Paulo Freire nos lembra que a educação libertadora é um ato de coragem — coragem de dizer o nome do mundo, de enfrentar as causas da opressão. Mas, em muitos casos, a escola fala de cidadania sem falar de miséria, pede disciplina a quem nunca teve perspectiva de futuro, e celebra o mérito de poucos como desculpa para o fracasso de muitos. A cada operação policial, a cada “efeito colateral”, a cada corpo caído, a lição que a escola deixou de ensinar é a de que toda morte é um fracasso coletivo.
Em 2019, a polícia encontrou 117 fuzis em um imóvel ligado ao assassinato de Marielle Franco. Nenhum tiro foi disparado, os alvos eram apenas suspeitos e a investigação pedia cautela. Em 2025, a mesma quantidade de armas foi apreendida, comunidades inteiras se apavoraram sob a violência e mais de cem vidas se perderam. Pobres, pretos e pardos.
O livro Dinâmicas do Mercado de Drogas Ilícitas no Brasil (Conselho de Defesa dos Direitos da Pessoa Humana, 2022) demonstra que o tráfico se instala onde o Estado é ausente e a economia, informal. Nasce como resposta à falta: de oportunidades, de renda, de políticas públicas. É uma pedagogia da sobrevivência em um país que oferece pouco além da morte como destino. Mas sua raiz verdadeira não está nas vielas, e sim nas avenidas largas do capital. O tráfico floresce nas comunidades, mas é nutrido pelos fluxos financeiros que circulam entre bancos, bolsas de valores e paraísos fiscais. A engrenagem da violência não se move pela pobreza, mas pelo lucro. O mesmo pó que adoece corpos na periferia impulsiona índices na economia global, em cifras que se misturam à especulação, à lavagem de dinheiro e ao consumo de luxo. A favela é o cenário visível da guerra, mas o comando real opera de terno e gravata, nas altas esferas de um mercado que transforma o vício em ativo e a morte em moeda.
Na mesma direção, Cabeça de Porco (Ed. Objetiva, 2005, p. 296 p.) mostra que o tráfico é, muitas vezes, o espelho invertido da escola: ele oferece pertencimento, liderança e remuneração, ainda que à custa da própria vida. Quando o jovem aprende, pela bala, que vale mais morto que educado, a escola já perdeu sua batalha simbólica. Mas o silêncio também é bala.

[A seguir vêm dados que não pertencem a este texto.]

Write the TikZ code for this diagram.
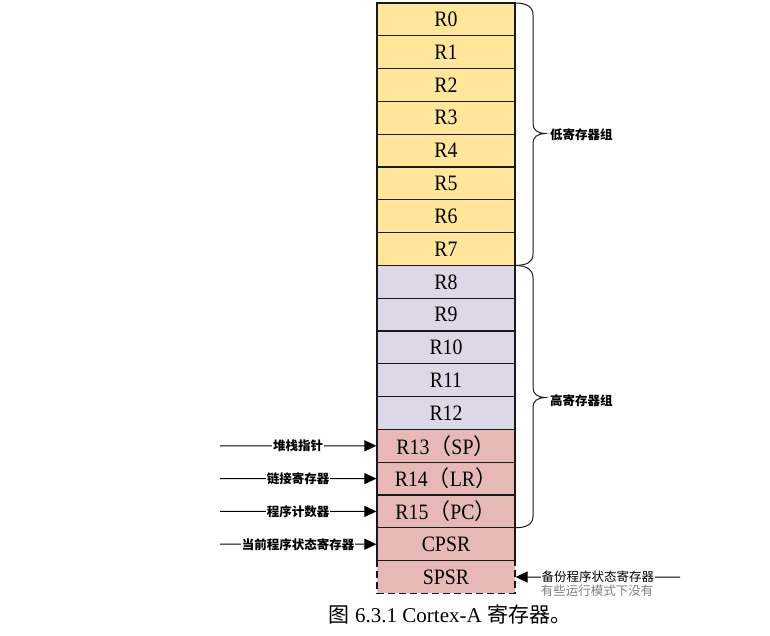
\documentclass[tikz,border=0pt]{standalone}
\usepackage{fontspec}
\setmainfont{Liberation Serif}
\newfontfamily\cjk{Noto Sans CJK SC}
\newfontfamily\regfont[FakeStretch=0.9]{Liberation Serif}
\usetikzlibrary{arrows.meta}
\definecolor{yel}{RGB}{255,230,153}
\definecolor{lav}{RGB}{221,216,232}
\definecolor{pnk}{RGB}{230,185,183}
\definecolor{edge}{RGB}{25,25,25}
\begin{document}
\begin{tikzpicture}[x=1pt,y=-1pt,
  reg/.style={draw=edge, line width=1.2pt, minimum width=138pt, minimum height=32.8pt,
    inner sep=0pt, font=\regfont\fontsize{22}{22}\selectfont},
  arr/.style={line width=1pt, -{Triangle[length=12pt,width=11pt]}},
  lab/.style={fill=white, inner sep=1pt, font=\cjk\bfseries\fontsize{12.5}{13}\selectfont},
  note/.style={inner sep=1pt, font=\cjk\fontsize{12.5}{13}\selectfont},
  bracepath/.style={line width=1pt, edge}]
\useasboundingbox (0,0) rectangle (770,635);
\foreach \i in {0,...,7}
  \node[reg, fill=yel] (r\i) at (446,{19.4+32.8*\i}) {R\i};
\foreach \i in {8,...,12}
  \node[reg, fill=lav] (r\i) at (446,{19.4+32.8*\i}) {R\i};
\node[reg, fill=pnk] (r13) at (446,{19.4+32.8*13}) {R13{\cjk （}SP{\cjk ）}};
\node[reg, fill=pnk] (r14) at (446,{19.4+32.8*14}) {R14{\cjk （}LR{\cjk ）}};
\node[reg, fill=pnk] (r15) at (446,{19.4+32.8*15}) {R15{\cjk （}PC{\cjk ）}};
\node[reg, fill=pnk] (cpsr) at (446,{19.4+32.8*16}) {CPSR};
\node[reg, fill=pnk, dashed, dash pattern=on 7pt off 4pt] (spsr) at (446,{19.4+32.8*17}) {SPSR};
% braces
\draw[bracepath] (515,3) .. controls (527,3) and (533,7) .. (533,15) -- (533,124)
  .. controls (533,130) and (538,133.5) .. (545,133.5)
  .. controls (538,133.5) and (533,137) .. (533,143) -- (533,254)
  .. controls (533,262) and (527,265.4) .. (515,265.4);
\draw[bracepath] (515,265.4) .. controls (527,265.4) and (533,270) .. (533,278) -- (533,388)
  .. controls (533,394) and (538,397.5) .. (545,397.5)
  .. controls (538,397.5) and (533,401) .. (533,407) -- (533,516)
  .. controls (533,524) and (527,527.8) .. (515,527.8);
\node[lab, anchor=west] (lowlab) at (549,135) {低寄存器组};
\node[lab, anchor=west] (highlab) at (549,401) {高寄存器组};
% left arrows
\coordinate (s13) at (220,445.8);
\coordinate (s14) at (220,478.6);
\coordinate (s15) at (220,511.4);
\coordinate (scp) at (220,544.2);
\draw[arr] (s13) -- node[lab] {堆栈指针} (r13.west);
\draw[arr] (s14) -- node[lab] {链接寄存器} (r14.west);
\draw[arr] (s15) -- node[lab] {程序计数器} (r15.west);
\draw[arr] (scp) -- node[lab] {当前程序状态寄存器} (cpsr.west);
% SPSR arrow
\coordinate (ssp) at (680,577);
\draw[arr] (ssp) -- node[fill=white, note, pos=0.5] (bak) {备份程序状态寄存器} (spsr.east);
\node[note, text=black!50] (none) at (597,591) {有些运行模式下没有};
% caption
\node[font=\fontsize{21}{22}\selectfont] (cap) at (450,614) {{\cjk 图} 6.3.1 Cortex-A {\cjk 寄存器。}};
\end{tikzpicture}
\end{document}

O silêncio das salas de aula que evitam o tema, o silêncio das universidades que tratam a violência como objeto distante, o silêncio dos governos que transformam necropolítica em rotina administrativa. Cada omissão é um estilhaço. Cada ausência de diálogo é um disparo simbólico.
O governo do Rio de Janeiro preferiu bancar a chacina. Usa o fato como palco político, transforma o horror em discurso de autoridade e a morte em demonstração de poder. Enquanto isso, as elites seguem no pó branco, movendo o mesmo mercado que condenam publicamente. Os políticos, confortáveis em seus gabinetes, terceirizam responsabilidades e silenciam diante do sangue derramado. A polícia, também pobre, torna-se o braço visível de uma opressão que ela própria sofre. Homens e mulheres com baixos salários, submetidos a péssimas condições de trabalho, vivendo o risco diário da morte. São peças substituíveis da engrenagem que mantém a roda do tráfico e do lucro girando.
Essa semana, foram mais de cem mortos: alguns policiais, a maioria jovens rotulados como traficantes. E tudo segue. O terror choca, mas logo se acomoda. Afinal, pobre tem aos montes, e sempre haverá quem ocupe o espaço deixado pelos que caíram. É o ciclo perfeito da barbárie: o Estado finge que combate o mal, a sociedade finge que se comove, e a economia subterrânea segue produzindo dividendos.
No fundo, o que sustenta essa máquina não é o fuzil, mas o consenso social de que certas vidas valem menos. Quando a morte se torna rotina, a humanidade se perde em meio ao ruído dos tiros e ao silêncio das escolas. A educação, se ainda quiser ser remédio, precisará voltar a ensinar que cada corpo tombado é um livro não lido, uma história interrompida, uma aula que nunca aconteceu.
Porque nenhuma sociedade se ergue sobre o som das balas. Só sobre o poder da palavra.